Two top economists have warned Americans not to “be fooled” by positive economic reports because a severe recession is coming.
Lakshman Achuthan and Anirvan Banerji, the co-founders of the Economic Cycle Research Institute, said that despite contrary predictions, a recession will likely hit the United States “this year.”
“Some economists argue that the strength of the labor market—as well as household balance sheets—will keep the economy strong enough to avoid a recession,” Achuthan and Banerji wrote in a Friday opinion article.
“We disagree,” they write.
“It remains our expectation that the U.S. economy will enter a recession this year.”
That’s because, in part, because of the Federal Reserve’s recent decisions to raise interest rates to their highest levels in decades.

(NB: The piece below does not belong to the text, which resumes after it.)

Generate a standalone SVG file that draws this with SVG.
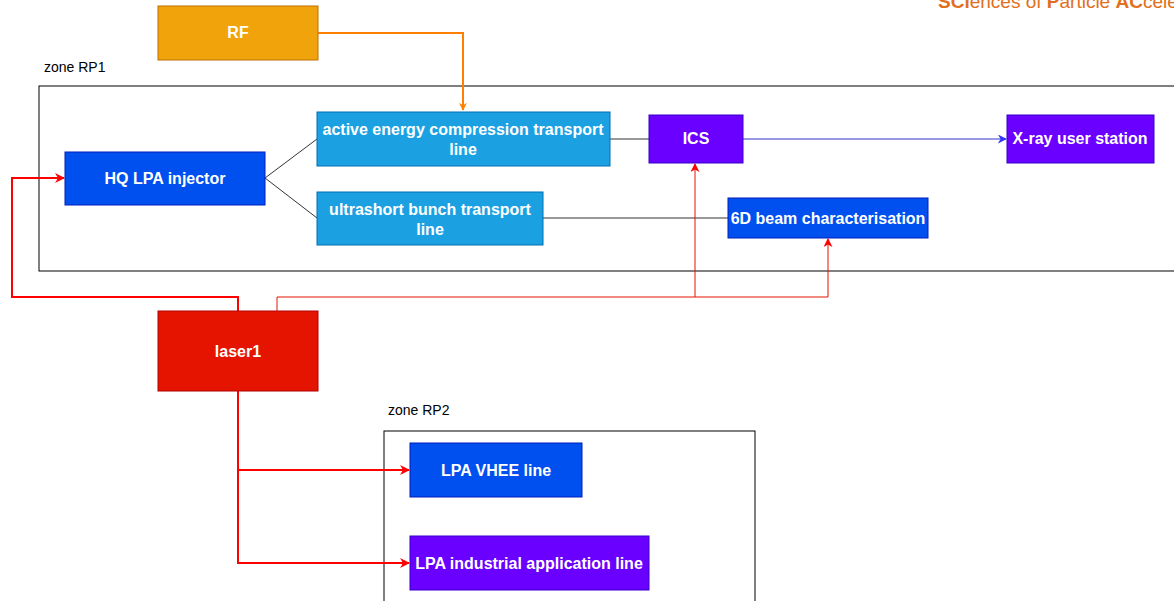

The Fed has been hiking rates in a bid to slow inflation levels not seen since the early 1980s, they wrote.
The rate hike appears to have worked to an extent as the Labor Department last week confirmed that the consumer price index that measures inflation fell by 0.1 percent in December to 6.5 percent.
Last month, the Federal Reserve raised its benchmark interest rates by half a percentage point, while the last four hikes were all three-quarters of a percentage point.
“Recessions always entail noticeable declines in both GDP and jobs, but such pullbacks are not necessarily obvious at the recession’s outset,” the two wrote for CNN.
“Don’t be fooled” by rosy forecasts saying otherwise, the two experts warned Americans.
“While GDP and jobs do move in step with the economy, by the time they are released, they only tell us where the economy had been in the recent past.”
There have been similarities made to the current U.S. economy and the 2008 Great Recession, they wrote.
“Then, many—including then-President George W. Bush—were not concerned about a recession because GDP hadn’t declined yet, even though job losses had begun,” their article said.
“We pushed back against the prevailing complacency, writing for CNN at the time, ‘While GDP has yet to decline, we have already seen four straight months of payroll job losses. That suggests that the economy is on a recession track. And it implies that either one or both of the recent, slightly positive GDP estimates will be revised down to negative readings by next year.’”
A recession would include job losses.
There have already been layoffs carried out this winter in the tech sector, led by Amazon, Meta and Facebook, Twitter, and others.
“That is why—having predicted that the economy would enter a recession—last spring we urged job seekers to update the resume and make any career moves while the job market is still hot,” Banerji and Achuthan wrote.
And while a dropping GDP, or gross domestic product, and higher unemployment rates are telltale signs that a recession is underway, the two economists said that those two factors “do move in step with the economy, by the time they are released, they only tell us where the economy had been in the recent past.”
“Employment, in particular, can hold up longer than expected in a recessionary scenario,” they added.
“That was true in the inflationary era around the 1970s. Most notably, unemployment didn’t peak until eight months after the start of the severe 1973-1975 recession.”
The Biden administration hasn’t released its December jobs report.
In November, the country added 263,000 jobs, and unemployment held at 3.7 percent.
Another economist, former Treasury Secretary Lawrence Summers, said in a recent interview that the U.S. economy still faces a recession sometime in 2023.
That’s despite the encouraging reports in recent weeks about lower inflation and steady jobs numbers.
“One has to be careful of false dawns,” Summers told Bloomberg last week.
“I would stick with my view that a recession this year is more likely than not.”
And about 61 percent of Wall Street Journal-surveyed economists predicted there would be a downturn within the next 12 months.
“While recent inflation prints have shown some progress, a few persistent categories like core services are associated with the historically tight labor market, suggesting that there is still ‘a long way to go’ for the Fed,” Deutsche Bank economists Brett Ryan and Matthew Luzzetti said in the WSJ survey, released Sunday.
“The Fed would stay on its tightening trajectory to restore the rebalance of labor market and price stability, which in our view would engineer a sharp rise in unemployment and recession,” they added.